More Movies
Continuing with the onslaught of movies from the library.
The Secret in their Eyes (2009) A Spanish-language film that won the Oscar for best foreign film. I liked it; my husband G. Grod loved it. A retired legal guy is writing a novel based on a case from early in his career. The story is told back and forth in the past and present, but is still clear in the tales it tells. Warning, this movie starts off with images of sexual violence and the plot moves around that, so if that’s not your thing, avoid this. But it has good performances and a compelling plot, as well as an amazingly suspenseful elevator ride scene. Very good.
500 Days of Summer (2010) The relationship of Joseph Gordon-Levitt and Zooey Deschanel, the Summer of the title, is tracked over 500 days, going back and forth, sometimes overlapping. Rather than funny and clever, I found it cloying and unsurprising. I like both the leads, but the flat characters killed any charm the gimmick of back and forth in time might have brought me. A few funny bits, but overall, eminently skippable.

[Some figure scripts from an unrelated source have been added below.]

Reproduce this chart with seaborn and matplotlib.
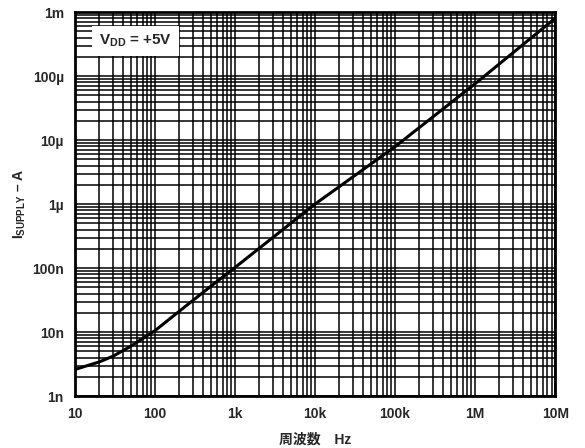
import numpy as np
import pandas as pd
import matplotlib
matplotlib.use("Agg")
import matplotlib.pyplot as plt
import seaborn as sns
from matplotlib.ticker import LogLocator, FixedLocator, FixedFormatter, NullFormatter

# data
freq_hz = [10, 20, 30, 50, 70, 100, 200, 500, 1e3, 1e4, 1e5, 1e6, 1e7]
supply_a = [2.6e-9, 3.4e-9, 4.2e-9, 6.0e-9, 7.9e-9, 10.5e-9, 21e-9, 52e-9,
            1.02e-7, 1.0e-6, 7.9e-6, 7.6e-5, 8.0e-4]

x_ticks = [10, 100, 1e3, 1e4, 1e5, 1e6, 1e7]
x_labels = ["10", "100", "1k", "10k", "100k", "1M", "10M"]
y_ticks = [1e-9, 1e-8, 1e-7, 1e-6, 1e-5, 1e-4, 1e-3]
y_labels = ["1n", "10n", "100n", "1\u00b5", "10\u00b5", "100\u00b5", "1m"]

df = pd.DataFrame({"freq": freq_hz, "isupply": supply_a})

sns.set_style("white")
plt.rcParams["font.family"] = ["Liberation Sans", "Noto Sans CJK JP"]
plt.rcParams["mathtext.fontset"] = "custom"
plt.rcParams["mathtext.bf"] = "Liberation Sans:bold"
plt.rcParams["mathtext.rm"] = "Liberation Sans:bold"

fig = plt.figure(figsize=(5.85, 4.48), dpi=100)
ax = fig.add_axes([0.128, 0.116, 0.821, 0.857])

sns.lineplot(data=df, x="freq", y="isupply", ax=ax, color="black", linewidth=2.2)
ax.set_xscale("log")
ax.set_yscale("log")
ax.set_xlim(10, 1e7)
ax.set_ylim(1e-9, 1e-3)

ax.xaxis.set_major_locator(FixedLocator(x_ticks))
ax.xaxis.set_major_formatter(FixedFormatter(x_labels))
ax.yaxis.set_major_locator(FixedLocator(y_ticks))
ax.yaxis.set_major_formatter(FixedFormatter(y_labels))
ax.xaxis.set_minor_locator(LogLocator(base=10, subs=np.arange(2, 10), numticks=20))
ax.yaxis.set_minor_locator(LogLocator(base=10, subs=np.arange(2, 10), numticks=20))
ax.xaxis.set_minor_formatter(NullFormatter())
ax.yaxis.set_minor_formatter(NullFormatter())

ax.grid(True, which="both", color="black", linewidth=1.1)
ax.set_axisbelow(True)
ax.tick_params(which="both", length=0, labelsize=10, pad=8)
for lbl in ax.get_xticklabels() + ax.get_yticklabels():
    lbl.set_fontweight("bold")
for sp in ax.spines.values():
    sp.set_color("black")
    sp.set_linewidth(2)

ax.set_xlabel("周波数　Hz", fontsize=10, fontweight="bold", labelpad=8)
ax.set_ylabel(r"I$_{\mathbf{SUPPLY}}$ – A", fontsize=10, fontweight="bold", labelpad=3)

ax.text(0.05, 0.925, r"V$_{\mathbf{DD}}$ = +5V", transform=ax.transAxes,
        fontsize=11, fontweight="bold", va="center", ha="left",
        bbox=dict(facecolor="white", edgecolor="none", pad=5))

fig.savefig("out.png", dpi=100)
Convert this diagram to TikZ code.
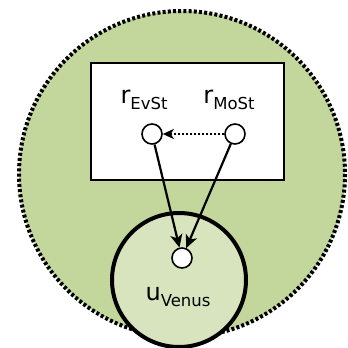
\documentclass[tikz,border=0pt]{standalone}
\usepackage{fontspec}
\setmainfont{DejaVu Sans}
\usetikzlibrary{arrows.meta}
\definecolor{outergreen}{RGB}{195,214,155}
\definecolor{innergreen}{RGB}{215,228,189}
\tikzset{
  dot/.style={circle,draw,fill=white,line width=1.6pt,minimum size=20pt,inner sep=0pt},
  lbl/.style={font=\fontsize{24}{27}\selectfont,inner sep=0pt},
  link/.style={line width=2.2pt,-{Stealth[length=13pt,width=12pt,inset=3.5pt]}},
}
\newcommand{\sbs}[1]{\raisebox{-0.4ex}{\fontsize{16.5}{18}\selectfont #1}}
\begin{document}
\begin{tikzpicture}[x=1pt,y=-1pt]
  \useasboundingbox (0,0) rectangle (348,348);
  % outer region
  \draw[fill=outergreen,line width=4pt,dash pattern=on 3pt off 2.2pt] (182,174) circle (163);
  % inner box with the two states
  \draw[fill=white,line width=1.6pt] (91,63) rectangle (284,180);
  % inner circle
  \draw[fill=innergreen,line width=4pt] (179,280) circle (67);
  \node[dot] (ev) at (152,134) {};
  \node[dot] (mo) at (235,134) {};
  \node[dot] (u) at (182,258) {};
  \node[lbl] (evl) at (144,100) {r\sbs{EvSt}};
  \node[lbl] (mol) at (229,100) {r\sbs{MoSt}};
  \node[lbl] (ul) at (178,297) {u\sbs{Venus}};
  \draw[line width=2pt,dotted,-{Stealth[length=11pt,width=10pt,inset=3pt]}] (mo) -- (ev);
  \draw[link] (ev) -- (u);
  \draw[link] (mo) -- (u);
\end{tikzpicture}
\end{document}
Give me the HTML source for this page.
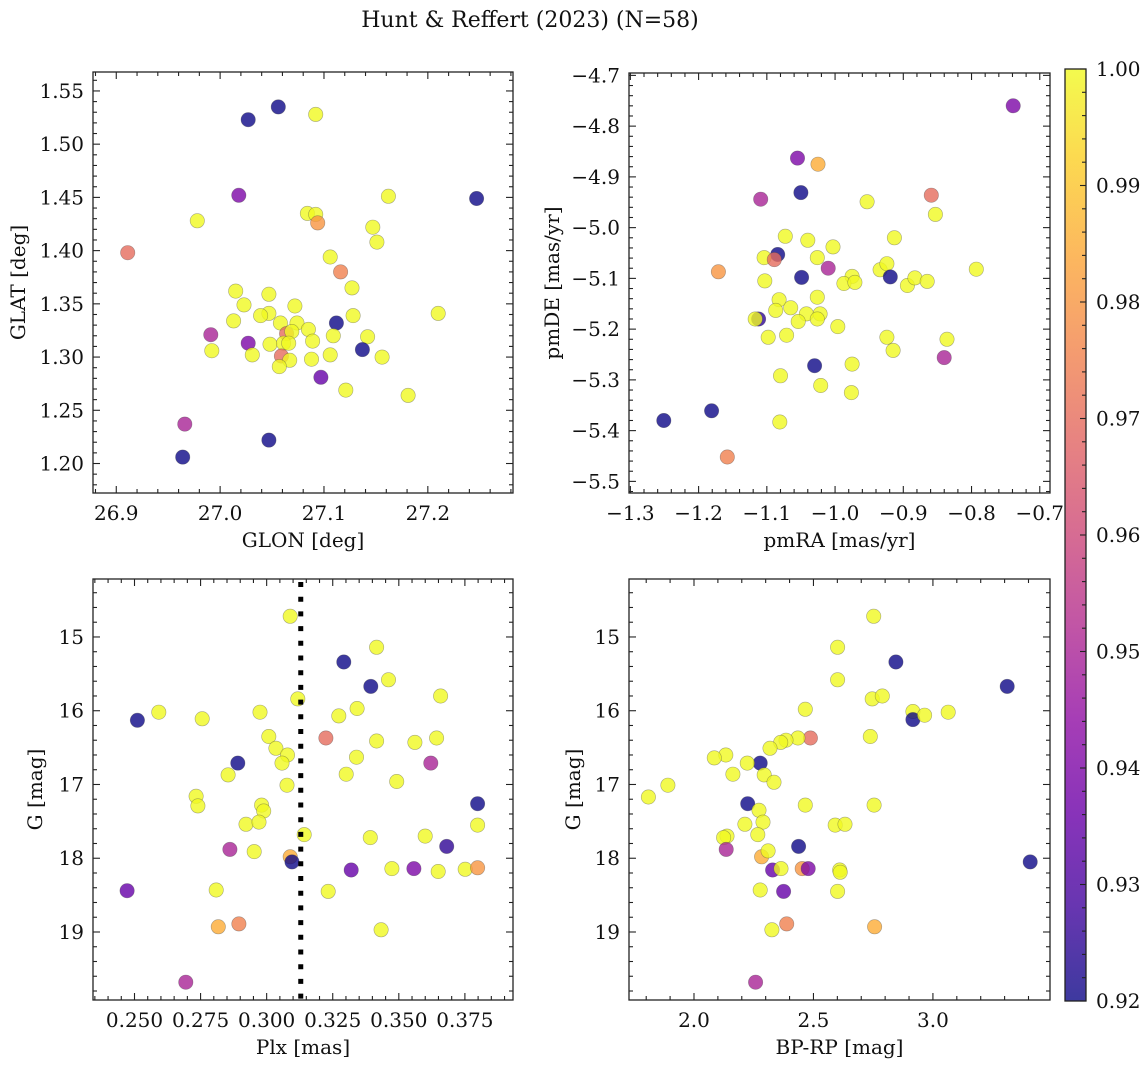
<!DOCTYPE html>
<html>
<head>
<meta charset="utf-8">
<style>
html,body{margin:0;padding:0;background:#fff;}
svg{display:block;font-family:"DejaVu Serif","Liberation Serif",serif;}
</style>
</head>
<body>
<svg id="fig" width="1148" height="1068" viewBox="0 0 1148 1068" xmlns="http://www.w3.org/2000/svg">
<text x="530" y="27" font-size="22" text-anchor="middle" fill="#111">Hunt &amp; Reffert (2023) (N=58)</text>
</svg>
<script>
// ---------- Panel 1: GLON vs GLAT ----------
const glon = [27.027,27.056,27.092,27.018,27.247,26.978,26.911,27.162,27.084,27.092,27.094,27.147,27.151,27.106,27.116,27.127,27.015,27.047,27.072,27.023,27.047,27.039,27.013,27.058,27.074,27.085,27.128,27.210,27.112,27.064,27.069,27.089,27.109,27.142,26.991,27.027,27.048,27.061,27.066,26.992,27.031,27.059,27.067,27.057,27.088,27.106,27.137,27.156,27.097,27.121,27.181,26.966,27.047,26.964];
const glat = [1.523,1.535,1.528,1.452,1.449,1.428,1.398,1.451,1.435,1.434,1.426,1.422,1.408,1.394,1.380,1.365,1.362,1.359,1.348,1.349,1.341,1.339,1.334,1.332,1.332,1.326,1.339,1.341,1.332,1.322,1.324,1.315,1.320,1.319,1.321,1.313,1.312,1.313,1.313,1.306,1.302,1.301,1.297,1.291,1.298,1.302,1.307,1.300,1.281,1.269,1.264,1.237,1.222,1.206];
const prob1 = [0.92,0.92,1,0.94,0.92,1,0.97,1,1,1,0.98,1,1,1,0.975,1,1,1,1,1,1,1,1,1,1,1,1,1,0.92,0.97,1,1,1,1,0.95,0.94,1,1,1,1,1,0.97,1,1,1,1,0.92,1,0.935,1,1,0.95,0.92,0.92];

// ---------- Panel 2: pmRA vs pmDE ----------
const pmra = [-0.739,-1.055,-1.025,-1.050,-1.109,-0.859,-0.953,-0.853,-1.073,-1.040,-1.003,-0.913,-1.084,-1.104,-1.089,-1.026,-1.010,-1.171,-1.049,-1.103,-0.975,-0.987,-0.971,-0.934,-0.924,-0.919,-0.894,-0.883,-0.865,-0.793,-1.082,-1.026,-1.065,-1.087,-1.042,-1.022,-1.026,-1.112,-1.117,-1.054,-0.996,-1.098,-1.071,-0.924,-0.915,-0.836,-0.840,-1.030,-0.975,-1.080,-1.021,-0.976,-1.081,-1.181,-1.251,-1.158];
const pmde = [-4.760,-4.863,-4.875,-4.931,-4.944,-4.936,-4.949,-4.974,-5.017,-5.025,-5.038,-5.020,-5.053,-5.059,-5.063,-5.059,-5.080,-5.087,-5.098,-5.105,-5.096,-5.110,-5.108,-5.083,-5.071,-5.097,-5.114,-5.099,-5.106,-5.082,-5.142,-5.137,-5.158,-5.163,-5.170,-5.170,-5.180,-5.180,-5.180,-5.185,-5.195,-5.216,-5.212,-5.216,-5.242,-5.220,-5.256,-5.272,-5.269,-5.292,-5.311,-5.325,-5.383,-5.361,-5.380,-5.452];
const prob2 = [0.94,0.94,0.985,0.92,0.95,0.97,1,1,1,1,1,1,0.92,1,0.97,1,0.95,0.98,0.92,1,1,1,1,1,1,0.92,1,1,1,1,1,1,1,1,1,1,1,0.925,1,1,1,1,1,1,1,1,0.95,0.92,1,1,1,1,1,0.92,0.92,0.975];

// ---------- Panel 3: Plx vs G ----------
const plx = [0.3089,0.3416,0.3292,0.3461,0.3394,0.3658,0.3118,0.2511,0.2592,0.2756,0.2975,0.3342,0.3273,0.3224,0.3008,0.3035,0.3079,0.3058,0.2891,0.2854,0.3077,0.3416,0.3561,0.3643,0.3340,0.3301,0.3621,0.3492,0.2733,0.2740,0.2981,0.2989,0.2922,0.2971,0.3798,0.3798,0.3142,0.3392,0.3600,0.3681,0.2861,0.2953,0.3089,0.3096,0.3320,0.3474,0.3557,0.3649,0.3751,0.3798,0.2472,0.2809,0.3233,0.2817,0.2895,0.3433,0.2694];
const gmag3 = [14.72,15.14,15.34,15.58,15.67,15.80,15.84,16.13,16.02,16.11,16.02,15.97,16.07,16.37,16.35,16.51,16.60,16.71,16.71,16.87,17.01,16.41,16.43,16.37,16.63,16.86,16.71,16.96,17.16,17.29,17.28,17.36,17.54,17.51,17.26,17.55,17.68,17.72,17.70,17.84,17.88,17.91,17.98,18.05,18.16,18.14,18.14,18.18,18.15,18.13,18.44,18.43,18.45,18.93,18.89,18.97,19.68];
const prob3 = [1,1,0.92,1,0.92,1,1,0.92,1,1,1,1,1,0.97,1,1,1,1,0.92,1,1,1,1,1,1,1,0.95,1,1,1,1,1,1,1,0.92,1,1,1,1,0.925,0.95,1,0.985,0.92,0.935,1,0.94,1,1,0.98,0.935,1,1,0.985,0.975,1,0.95];
const plxRef = [0.3129];

// ---------- Panel 4: BP-RP vs G ----------
const bprp = [2.752,2.601,2.845,3.311,2.601,2.746,2.788,2.916,2.916,2.965,3.064,2.466,2.738,2.487,2.435,2.385,2.363,2.318,2.277,2.223,2.133,2.085,2.294,2.163,2.335,1.891,1.809,2.225,2.272,2.466,2.754,2.289,2.213,2.591,2.632,2.267,2.138,2.124,2.438,2.135,2.283,2.310,2.329,2.364,2.453,2.478,2.610,2.612,2.277,2.375,2.601,2.326,2.388,2.756,3.407,2.258];
const gmag4 = [14.72,15.14,15.34,15.67,15.58,15.84,15.80,16.01,16.12,16.06,16.02,15.98,16.35,16.37,16.37,16.40,16.43,16.51,16.71,16.71,16.60,16.64,16.87,16.86,16.97,17.01,17.17,17.26,17.35,17.28,17.28,17.51,17.54,17.55,17.54,17.68,17.70,17.72,17.84,17.88,17.98,17.90,18.16,18.14,18.14,18.14,18.16,18.19,18.43,18.45,18.45,18.97,18.89,18.93,18.05,19.68];
const prob4 = [1,1,0.92,0.92,1,1,1,1,0.92,1,1,1,1,0.97,1,1,1,1,0.92,1,1,1,1,1,1,1,1,0.92,1,1,1,1,1,1,1,1,1,1,0.92,0.95,0.985,1,0.935,1,0.98,0.94,1,1,1,0.935,1,1,0.975,0.985,0.92,0.95];

// ---------- Tick label arrays ----------
const ticks1x = ["26.9","27.0","27.1","27.2"];
const ticks1y = ["1.20","1.25","1.30","1.35","1.40","1.45","1.50","1.55"];
const ticks2x = ["−1.3","−1.2","−1.1","−1.0","−0.9","−0.8","−0.7"];
const ticks2y = ["−5.5","−5.4","−5.3","−5.2","−5.1","−5.0","−4.9","−4.8","−4.7"];
const ticks3x = ["0.250","0.275","0.300","0.325","0.350","0.375"];
const ticksG = ["15","16","17","18","19"];
const ticks4x = ["2.0","2.5","3.0"];
const cbarTicks = ["0.92","0.93","0.94","0.95","0.96","0.97","0.98","0.99","1.00"];

const FS = 20;
const NS = "http://www.w3.org/2000/svg";
const svg = document.getElementById('fig');
function mk(tag, attrs, parent){
  const e = document.createElementNS(NS, tag);
  for (const k in attrs) e.setAttribute(k, attrs[k]);
  (parent||svg).appendChild(e);
  return e;
}
const plasma = ["#0d0887","#41049d","#6a00a8","#8f0da4","#b12a90","#cc4778","#e16462","#f2844b","#fca636","#fcce25","#f0f921"];
function hex(h){return [parseInt(h.slice(1,3),16),parseInt(h.slice(3,5),16),parseInt(h.slice(5,7),16)];}
function cmap(p){
  let t=(p-0.92)/0.08; t=Math.max(0,Math.min(1,t));
  const f=t*10, i=Math.min(9,Math.floor(f)), r=f-i;
  const a=hex(plasma[i]), b=hex(plasma[i+1]);
  return "rgb("+a.map((v,k)=>Math.round(v+(b[k]-v)*r)).join(",")+")";
}

function panel(cfg, xs, ys, ps, xl, yl){
  const g = mk('g', {});
  
  
  const X = v => cfg.L + (v - cfg.xmin) / (cfg.xmax - cfg.xmin) * (cfg.R - cfg.L);
  const Y = v => cfg.yinv ? cfg.T + (v - cfg.ymin) / (cfg.ymax - cfg.ymin) * (cfg.B - cfg.T)
                          : cfg.B - (v - cfg.ymin) / (cfg.ymax - cfg.ymin) * (cfg.B - cfg.T);
  const pg = mk('g', {}, g);
  
  
  for (let i=0;i<xs.length;i++){
    const c = mk('circle', {cx:X(xs[i]).toFixed(1), cy:Y(ys[i]).toFixed(1), r:7.2, fill:cmap(ps[i]), 'fill-opacity':0.8, stroke:'#444', 'stroke-opacity':0.45, 'stroke-width':0.6}, pg);
    
    
  }
  if (cfg.extra) cfg.extra(g, X, Y);
  const fr = mk('rect', {x:cfg.L, y:cfg.T, width:cfg.R-cfg.L, height:cfg.B-cfg.T, fill:'none', stroke:'#222', 'stroke-width':1.3}, g);
  
  
  const tg = mk('g', {stroke:'#222','stroke-width':1.1}, g);
  const eps=1e-9;
  const xStart = Math.ceil((cfg.xmin)/cfg.xminor - eps)*cfg.xminor;
  for (let v=xStart; v<=cfg.xmax+eps; v+=cfg.xminor){
    const isMaj = Math.abs(v/cfg.xmajor - Math.round(v/cfg.xmajor))<1e-6;
    const len = isMaj?7:4, x=X(v);
    mk('line',{x1:x,y1:cfg.B,x2:x,y2:cfg.B-len},tg);
    mk('line',{x1:x,y1:cfg.T,x2:x,y2:cfg.T+len},tg);
  }
  const yStart = Math.ceil((Math.min(cfg.ymin,cfg.ymax))/cfg.yminor - eps)*cfg.yminor;
  const yEnd = Math.max(cfg.ymin,cfg.ymax);
  for (let v=yStart; v<=yEnd+eps; v+=cfg.yminor){
    const isMaj = Math.abs(v/cfg.ymajor - Math.round(v/cfg.ymajor))<1e-6;
    const len = isMaj?7:4, y=Y(v);
    mk('line',{x1:cfg.L,y1:y,x2:cfg.L+len,y2:y},tg);
    mk('line',{x1:cfg.R,y1:y,x2:cfg.R-len,y2:y},tg);
  }
  xl.forEach((s,i)=>{
    const v = cfg.xfirst + i*cfg.xmajor;
    const t = mk('text',{x:X(v), y:cfg.B+27, 'font-size':FS, 'text-anchor':'middle', fill:'#111'}, g);
    t.textContent = s;
    
    
  });
  yl.forEach((s,i)=>{
    const v = cfg.yfirst + i*cfg.ymajor;
    const t = mk('text',{x:cfg.L-9, y:Y(v)+7, 'font-size':FS, 'text-anchor':'end', fill:'#111'}, g);
    t.textContent = s;
    
    
  });
  const xt = mk('text',{x:(cfg.L+cfg.R)/2, y:cfg.B+54, 'font-size':FS, 'text-anchor':'middle', fill:'#111'}, g);
  xt.textContent = cfg.xlabel;
  
  
  const yt = mk('text',{x:0,y:0,'font-size':FS,'text-anchor':'middle',fill:'#111',transform:'translate('+cfg.ylx+','+((cfg.T+cfg.B)/2)+') rotate(-90)'}, g);
  yt.textContent = cfg.ylabel;
  
  
}

panel({name:'glon-glat-panel', L:93,R:513,T:72,B:493, xmin:26.8776,xmax:27.282, ymin:1.1723,ymax:1.5678,
  xmajor:0.1,xminor:0.02,ymajor:0.05,yminor:0.01,xfirst:26.9,yfirst:1.20,xlabel:'GLON [deg]',ylabel:'GLAT [deg]',ylx:25}, glon, glat, prob1, ticks1x, ticks1y);

panel({name:'pm-panel', L:629,R:1050,T:73,B:493, xmin:-1.302,xmax:-0.685, ymin:-5.5229,ymax:-4.6953,
  xmajor:0.1,xminor:0.02,ymajor:0.1,yminor:0.02,xfirst:-1.3,yfirst:-5.5,xlabel:'pmRA [mas/yr]',ylabel:'pmDE [mas/yr]',ylx:559}, pmra, pmde, prob2, ticks2x, ticks2y);

panel({name:'plx-g-panel', L:93,R:513,T:579,B:1000, xmin:0.2343,xmax:0.3932, ymin:14.214,ymax:19.922, yinv:true,
  xmajor:0.025,xminor:0.005,ymajor:1,yminor:0.2,xfirst:0.25,yfirst:15,xlabel:'Plx [mas]',ylabel:'G [mag]',ylx:42,
  extra:(g,X,Y)=>{
    plxRef.forEach(v=>{
      const l = mk('line',{x1:X(v),x2:X(v),y1:582,y2:1000,stroke:'#000','stroke-width':5,'stroke-dasharray':'5 9.7'},g);
      
      
    });
  }}, plx, gmag3, prob3, ticks3x, ticksG);

panel({name:'cmd-panel', L:629,R:1050,T:579,B:1000, xmin:1.728,xmax:3.490, ymin:14.214,ymax:19.922, yinv:true,
  xmajor:0.5,xminor:0.1,ymajor:1,yminor:0.2,xfirst:2.0,yfirst:15,xlabel:'BP-RP [mag]',ylabel:'G [mag]',ylx:580}, bprp, gmag4, prob4, ticks4x, ticksG);

// ---------- Colorbar ----------
const cb = mk('g',{});


const defs = mk('defs',{},cb);
const grad = mk('linearGradient',{id:'plasmaGrad',x1:0,y1:1,x2:0,y2:0},defs);
plasma.forEach((c,i)=>mk('stop',{offset:(i/10),'stop-color':c,'stop-opacity':0.8},grad));
const CT=69, CB=1001, CL=1065, CR=1086;
mk('rect',{x:CL,y:CT,width:CR-CL,height:CB-CT,fill:'url(#plasmaGrad)'},cb);
mk('rect',{x:CL,y:CT,width:CR-CL,height:CB-CT,fill:'none',stroke:'#222','stroke-width':1.3},cb);
const CY = v => CB - (v-0.92)/0.08*(CB-CT);
for (let k=0;k<=40;k++){
  const v=0.92+k*0.002, y=CY(v), maj=(k%5===0);
  mk('line',{x1:CR,x2:CR-(maj?6:4),y1:y,y2:y,stroke:'#222','stroke-width':1.1},cb);
}
cbarTicks.forEach((s,i)=>{
  const t = mk('text',{x:CR+10,y:CY(0.92+i*0.01)+7,'font-size':FS,fill:'#111'},cb);
  t.textContent=s;
  
  
});
</script>
</body>
</html>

The Town (2010) Directed by and starring Ben Affleck, this Boston heist movie is solid. It’s anchored by good performances from Affleck, Jeremy Renner and Jon Hamm, the plot is fine, and though it covers ground many have been over before (one last heist, the good guy trying to get out while his sidekick gets more embroiled, the guy falling in love with the only witness, etc.) it does so in a way that was enjoyable, even if not surprising. Definitely worth renting.
Added later: My husband G. noted that The Town is essentially the same story as Good Will Hunting: smart local struggles to get out of stifling situation, meets higher class girl, feels dragged down by old local friends.
June 9th, 2011 at 4:51 pm
Completely agree about The Town. I kind of don’t know why my husband and I rented it because it seemed like one of those movies where the trailer gave the whole story away when it first came out. But rent it we did and despite some rather perilous suspensions of disbelief that were required every so often, it was pretty riveting and much better than I expected.
Also, I liked 500 Days of Summer more than my husband did, but I did not love it. I like quirky narrative devices, which I felt this had, but you’re right that all of the elements that it had working for it perhaps didn’t quite add up. I quite liked JGL, but I don’t really get the Zooey Deschanel appeal. She’s pretty, and yet her complete lack of affect and prosody make her vaguely femmebottish to me.